Referring to FIG. 1, the light source 1 may be:
a) an incandescent lamp such as a GLS lamp,
b) a fluorescent lamp
c) a compact fluorescent lamp preferably having an outer envelope
d) an electrodeless fluorescent lamp such as GENURA (Trade Mark) made and sold by General Electric Company or as described in EP-A-660375.
If the light source 1 is a fluorescent lamp it includes a suitable ballast.
At least a part of the light transmissive envelope and preferably the whole of the light transmissive envelope of the source is provided with a coating 2 comprising electrochromic material. Suitable electrochromic materials include:
Iron (111) hexacyanoferrate
Pheanthro (9,10-c) thiophene
Polyaniline and its substituted derivatives and most transition metal oxides with intercalated small mobile ions such as Li, Na or K.
The material may be held in an inert host matrix.
The light source 1 is connected to the mains 3 via a switch 4 in conventional manner. A dimmer control circuit 5 powered from the mains provides a variable low voltage (e.g. 5-12 volts max) to the coating 2 on the light source 1 for varying the light transmission of the coating.
The dimmer may comprise a simple potentiometer coupled to the mains by a step-down transformer which also isolates the coating 2 from the mains.

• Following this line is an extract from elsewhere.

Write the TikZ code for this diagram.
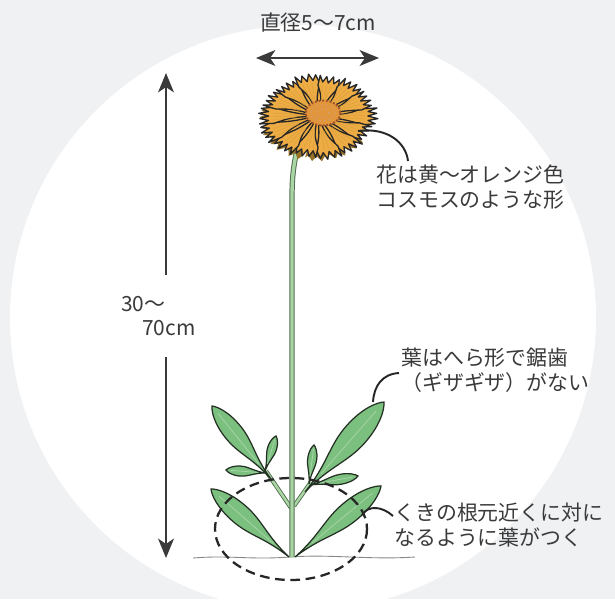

Other circuits based on electronic dimmers are apparent to those skilled in the art. Alternatively the dimmer may be battery powered.
Referring to FIG. 2, the coating 2 is applied to the envelope 6 of the light source 1.
The coating 2 comprises for example a layer 20 of the aforesaid electrochromic material sandwiched between layers 21 and 22 of light transmissive electrically conductive material.
The layer 21 and/or 22 may be in the form of a sheet or may be in the form of a lattice.
In the case of an electrodeless fluorescent lamp as described for instance in EP-A-673057 (PQ 642/610) the layer 21 directly contacting the envelope is a conductive coating provided to confine an RF field within the envelope.